Continuing in the saga of "what do sequencing errors do to our de Bruijn graph density measure" (read the first post here), I have some new results.

The conclusion of the first post was that on random (non-real) genomes, both with and without repeats, we see that de Bruijn graph connectivity is decreased by random sequencing errors. Zam Iqbal and I had a reasonably robust discussion in the comments, and he suggested trying a real genome. (Yes, it was on my list. But he upped the ante by saying he didn't believe my results were relevant because they weren't real genomes. Fair 'nuff!)

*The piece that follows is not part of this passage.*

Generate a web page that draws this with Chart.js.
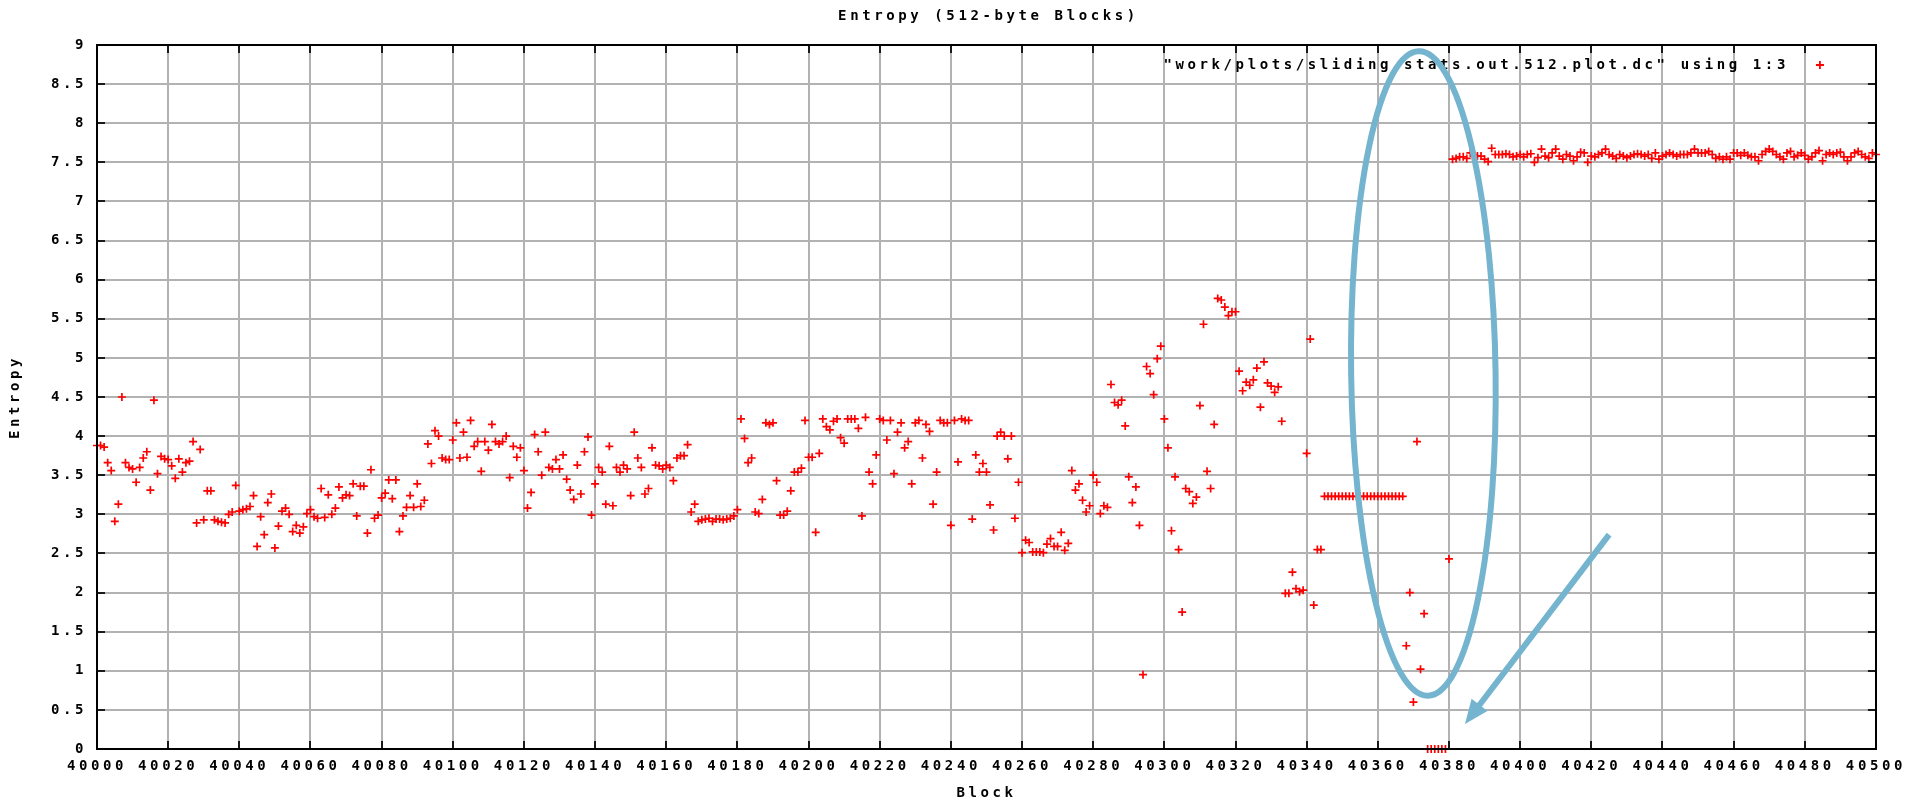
<!DOCTYPE html>
<html>
<head>
<meta charset="utf-8">
<script src="https://cdn.jsdelivr.net/npm/chart.js@4.4.0/dist/chart.umd.min.js"></script>
<style>
html,body{margin:0;padding:0;background:#fff;overflow:hidden}
canvas{display:block}
</style>
</head>
<body>
<canvas id="c" width="1915" height="804"></canvas>
<script>
// ---------------- data ----------------
const firstBlock = 40000;
const chartTitle = 'Entropy (512-byte Blocks)';
const xTitle = 'Block';
const yTitle = 'Entropy';
const legendLabel = '"work/plots/sliding.stats.out.512.plot.dc" using 1:3';

// entropy per block, blocks 40000-40099
const entropy40000 = [
3.88,3.88,3.86,3.66,3.56,2.91,3.13,4.50,3.66,3.60,
3.58,3.41,3.60,3.72,3.80,3.31,4.46,3.52,3.74,3.71,
3.70,3.62,3.46,3.71,3.54,3.66,3.68,3.93,2.89,3.83,
2.93,3.30,3.30,2.93,2.91,2.90,2.89,3.00,3.03,3.37,
3.04,3.06,3.07,3.10,3.24,2.59,2.97,2.74,3.15,3.26,
2.57,2.85,3.04,3.08,3.00,2.78,2.86,2.76,2.84,3.01,
3.06,2.97,2.95,3.33,2.96,3.25,3.00,3.08,3.35,3.21,
3.25,3.24,3.39,2.98,3.36,3.36,2.76,3.57,2.95,2.99,
3.21,3.27,3.44,3.20,3.44,2.78,2.98,3.09,3.24,3.09,
3.39,3.10,3.18,3.90,3.65,4.07,4.00,3.72,3.70,3.70
];
// blocks 40100-40199
const entropy40100 = [
3.95,4.17,3.72,4.05,3.73,4.20,3.87,3.93,3.55,3.93,
3.82,4.15,3.93,3.90,3.93,4.00,3.47,3.87,3.73,3.85,
3.56,3.08,3.28,4.02,3.80,3.50,4.05,3.60,3.58,3.70,
3.58,3.76,3.45,3.31,3.19,3.63,3.26,3.80,3.99,2.99,
3.39,3.60,3.54,3.13,3.87,3.11,3.60,3.54,3.63,3.58,
3.24,4.05,3.72,3.60,3.26,3.33,3.85,3.63,3.62,3.58,
3.63,3.60,3.43,3.72,3.75,3.75,3.89,3.03,3.13,2.91,
2.93,2.94,2.95,2.91,2.94,2.94,2.93,2.94,2.95,2.98,
3.06,4.22,3.97,3.66,3.72,3.03,3.01,3.19,4.17,4.15,
4.17,3.43,2.99,2.99,3.04,3.30,3.54,3.54,3.59,4.20
];
// blocks 40200-40299
const entropy40200 = [
3.73,3.73,2.77,3.78,4.22,4.12,4.08,4.19,4.22,3.98,
3.91,4.22,4.22,4.22,4.10,2.98,4.24,3.54,3.39,3.76,
4.22,4.20,3.95,4.20,3.52,4.05,4.17,3.85,3.93,3.39,
4.17,4.20,3.72,4.15,4.06,3.13,3.54,4.20,4.17,4.17,
2.86,4.20,3.67,4.22,4.20,4.20,2.94,3.76,3.54,3.65,
3.54,3.12,2.80,4.00,4.05,4.00,3.71,4.00,2.95,3.41,
2.51,2.67,2.64,2.52,2.52,2.52,2.51,2.62,2.69,2.59,
2.59,2.77,2.54,2.63,3.56,3.31,3.39,3.18,3.03,3.11,
3.50,3.41,3.01,3.11,3.09,4.66,4.43,4.40,4.46,4.13,
3.48,3.15,3.35,2.86,0.95,4.89,4.80,4.53,4.99,5.15
];
// blocks 40300-40399
const entropy40300 = [
4.22,3.85,2.79,3.48,2.55,1.75,3.33,3.29,3.14,3.22,
4.39,5.43,3.55,3.33,4.15,5.76,5.74,5.65,5.54,5.59,
5.59,4.83,4.58,4.69,4.65,4.72,4.87,4.37,4.95,4.68,
4.64,4.56,4.63,4.19,1.99,1.99,2.26,2.05,2.01,2.03,
3.78,5.24,1.84,2.55,2.55,3.23,3.23,3.23,3.23,3.23,
3.23,3.23,3.23,3.23,3.23,3.23,3.23,3.23,3.23,3.23,
3.23,3.23,3.23,3.23,3.23,3.23,3.23,3.23,1.32,2.00,
0.60,3.93,1.02,1.73,0.00,0.00,0.00,0.00,0.00,0.00,
2.43,7.54,7.55,7.57,7.57,7.55,7.62,7.60,7.58,7.58,
7.54,7.51,7.68,7.60,7.60,7.60,7.61,7.60,7.57,7.58
];
// blocks 40400-40500
const entropy40400 = [
7.60,7.57,7.60,7.61,7.50,7.56,7.67,7.58,7.56,7.62,
7.67,7.58,7.54,7.60,7.58,7.52,7.57,7.63,7.62,7.50,
7.58,7.57,7.60,7.62,7.67,7.60,7.58,7.55,7.60,7.58,
7.56,7.58,7.60,7.61,7.60,7.58,7.60,7.55,7.62,7.54,
7.58,7.60,7.62,7.60,7.58,7.60,7.60,7.60,7.62,7.67,
7.62,7.62,7.62,7.64,7.60,7.55,7.57,7.54,7.57,7.54,
7.62,7.62,7.59,7.62,7.59,7.57,7.57,7.52,7.60,7.64,
7.67,7.64,7.60,7.57,7.54,7.62,7.64,7.57,7.59,7.62,
7.59,7.54,7.57,7.62,7.65,7.52,7.60,7.62,7.60,7.62,
7.63,7.57,7.52,7.57,7.62,7.64,7.60,7.57,7.55,7.62,
7.60
];

const xTicks = [40000,40020,40040,40060,40080,40100,40120,40140,40160,40180,40200,40220,40240,
                40260,40280,40300,40320,40340,40360,40380,40400,40420,40440,40460,40480,40500];
const yTicks = [0,0.5,1,1.5,2,2.5,3,3.5,4,4.5,5,5.5,6,6.5,7,7.5,8,8.5,9];

// ---------------- build ----------------
const allEntropy = [].concat(entropy40000, entropy40100, entropy40200, entropy40300, entropy40400);
const points = allEntropy.map((v, i) => ({ x: firstBlock + i, y: v }));

const FONT_FAMILY = "'DejaVu Sans Mono', 'Liberation Mono', monospace";
const FONT_WEIGHT = 'bold';
const FONT = { family: FONT_FAMILY, size: 14, weight: FONT_WEIGHT, lineHeight: 1.2 };
const LETTER_SPACING = '3.6px';
const GRID_COLOR = '#b2b2b2';
const RED = '#ff0000';
const BLUE = '#74b4cf';

// annotation geometry (data units)
const ellipseSpec = { cx: 40372.8, cy: 4.80, rx: 20.3, ry: 4.12, rot: -0.014, width: 6 };
const arrowSpec = { x0: 40425.0, y0: 2.74, x1: 40384.5, y1: 0.32, width: 6, headLen: 24, headHalf: 10 };

const spacingPlugin = {
  id: 'spacing',
  beforeUpdate(chart) { chart.ctx.letterSpacing = LETTER_SPACING; },
  beforeLayout(chart) { chart.ctx.letterSpacing = LETTER_SPACING; },
  beforeDraw(chart) { chart.ctx.letterSpacing = LETTER_SPACING; }
};

const framePlugin = {
  id: 'frame',
  afterDatasetsDraw(chart) {
    const { ctx, chartArea: a, scales } = chart;
    const tl = 8;
    ctx.save();
    ctx.strokeStyle = '#1a1a1a';
    ctx.lineWidth = 2;
    ctx.beginPath();
    xTicks.forEach(v => {
      const px = Math.round(scales.x.getPixelForValue(v));
      ctx.moveTo(px, a.bottom); ctx.lineTo(px, a.bottom - tl);
      ctx.moveTo(px, a.top); ctx.lineTo(px, a.top + tl);
    });
    yTicks.forEach(v => {
      const py = Math.round(scales.y.getPixelForValue(v));
      ctx.moveTo(a.left, py); ctx.lineTo(a.left + tl, py);
      ctx.moveTo(a.right, py); ctx.lineTo(a.right - tl, py);
    });
    ctx.stroke();
    ctx.strokeStyle = '#000';
    ctx.lineWidth = 2;
    ctx.strokeRect(Math.round(a.left), Math.round(a.top), Math.round(a.right - a.left), Math.round(a.bottom - a.top));
    ctx.restore();
  }
};

const textPlugin = {
  id: 'texts',
  afterDraw(chart) {
    const { ctx, chartArea: a } = chart;
    ctx.save();
    ctx.letterSpacing = LETTER_SPACING;
    ctx.font = `${FONT_WEIGHT} 14px ${FONT_FAMILY}`;
    ctx.fillStyle = '#000';
    ctx.textBaseline = 'middle';
    // title centred over the plot area
    ctx.textAlign = 'center';
    ctx.fillText(chartTitle, (a.left + a.right) / 2 + 2, 16);
    // key (inside, top right)
    ctx.textAlign = 'right';
    const y = a.top + 20;
    ctx.fillText(legendLabel, a.right - 87, y);
    const cx = a.right - 56;
    ctx.strokeStyle = RED;
    ctx.lineWidth = 1.8;
    ctx.beginPath();
    ctx.moveTo(cx - 4, y); ctx.lineTo(cx + 4, y);
    ctx.moveTo(cx, y - 4); ctx.lineTo(cx, y + 4);
    ctx.stroke();
    ctx.restore();
  }
};

const annotationPlugin = {
  id: 'annot',
  afterDraw(chart) {
    const { ctx, scales: { x, y } } = chart;
    ctx.save();
    ctx.strokeStyle = BLUE;
    ctx.fillStyle = BLUE;
    const ecx = x.getPixelForValue(ellipseSpec.cx);
    const ecy = y.getPixelForValue(ellipseSpec.cy);
    const erx = Math.abs(x.getPixelForValue(ellipseSpec.cx + ellipseSpec.rx) - ecx);
    const ery = Math.abs(y.getPixelForValue(ellipseSpec.cy + ellipseSpec.ry) - ecy);
    ctx.lineWidth = ellipseSpec.width;
    ctx.beginPath();
    ctx.ellipse(ecx, ecy, erx, ery, ellipseSpec.rot, 0, Math.PI * 2);
    ctx.stroke();
    const ax0 = x.getPixelForValue(arrowSpec.x0), ay0 = y.getPixelForValue(arrowSpec.y0);
    const ax1 = x.getPixelForValue(arrowSpec.x1), ay1 = y.getPixelForValue(arrowSpec.y1);
    const ang = Math.atan2(ay1 - ay0, ax1 - ax0);
    const bx = ax1 - Math.cos(ang) * arrowSpec.headLen, by = ay1 - Math.sin(ang) * arrowSpec.headLen;
    ctx.lineWidth = arrowSpec.width;
    ctx.lineCap = 'butt';
    ctx.beginPath();
    ctx.moveTo(ax0, ay0);
    ctx.lineTo(bx + Math.cos(ang) * 2, by + Math.sin(ang) * 2);
    ctx.stroke();
    ctx.beginPath();
    ctx.moveTo(ax1, ay1);
    ctx.lineTo(bx + Math.sin(ang) * arrowSpec.headHalf, by - Math.cos(ang) * arrowSpec.headHalf);
    ctx.lineTo(bx - Math.sin(ang) * arrowSpec.headHalf, by + Math.cos(ang) * arrowSpec.headHalf);
    ctx.closePath();
    ctx.fill();
    ctx.restore();
  }
};

new Chart(document.getElementById('c').getContext('2d'), {
  type: 'scatter',
  data: {
    datasets: [{
      label: legendLabel,
      data: points,
      pointStyle: 'cross',
      pointRadius: 4,
      pointHoverRadius: 4,
      borderColor: RED,
      backgroundColor: RED,
      pointBorderWidth: 1.7,
      borderWidth: 1.7,
      showLine: false,
      clip: false
    }]
  },
  options: {
    responsive: false,
    animation: false,
    devicePixelRatio: 1,
    events: [],
    layout: { padding: { left: 0, right: 31, top: 45, bottom: 0 } },
    plugins: {
      legend: { display: false },
      tooltip: { enabled: false },
      title: { display: false }
    },
    scales: {
      x: {
        type: 'linear', min: 40000, max: 40500,
        afterBuildTicks: s => { s.ticks = xTicks.map(v => ({ value: v })); },
        afterFit: s => { s.height = 55; },
        ticks: { callback: v => String(v), color: '#000', font: FONT, padding: 9, maxRotation: 0, autoSkip: false },
        grid: { color: GRID_COLOR, lineWidth: 2, drawTicks: false },
        border: { display: false },
        title: { display: true, text: xTitle, color: '#000', font: FONT, padding: { top: 0, bottom: 2 } }
      },
      y: {
        type: 'linear', min: 0, max: 9,
        afterBuildTicks: s => { s.ticks = yTicks.map(v => ({ value: v })); },
        afterFit: s => { s.width = 97; },
        ticks: { callback: v => String(v), color: '#000', font: FONT, padding: 10, autoSkip: false },
        grid: { color: GRID_COLOR, lineWidth: 2, drawTicks: false },
        border: { display: false },
        title: { display: true, text: yTitle, color: '#000', font: FONT, padding: { top: 7, bottom: 0 } }
      }
    }
  },
  plugins: [spacingPlugin, framePlugin, textPlugin, annotationPlugin]
});
</script>
</body>
</html>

So I applied the make-reads.py and make-reads-biased-random.py scripts to E. coli MG1655, and --

The results are in!

Fig 1: Effects of errors on assembly graph density at radius=10 for E. coli MG1655.

Basically, we see the same effect as with Fig 1 in the last post: when there are more errors in the second half of the read, the average local graph connectivity is lower. Also note that (comparing the Y axis levels in Fig 3 from the last post to Fig 1 above) E. coli isn't very repetitive at all, which we kind of knew.

So, what could be going on?

1. E. coli isn't repetitive enough to give us a real test. But I think it does directly address Zam's concern that the polymorphisms in IS elements and other repeats would lead to inadvertent connectivity -- it appears it's not quite that simple.
2. What we really need are metagenome-like abundances, which is to say multiple somewhat overlapping genomes with different abundances; this will then supply the necessary graph density increase in the face of random errors. I'll be testing that next.
3. Aliens. Some explanation we haven't thought of.
4. Our original explanation in the assembly artifacts paper: the sequencer is sticking gunk on the end.

Obviously it's going to be hard to rule out #3, but I think we lay out a pretty strong argument for #4 in the paper, at least once we can rule out #2 and previous.

--titus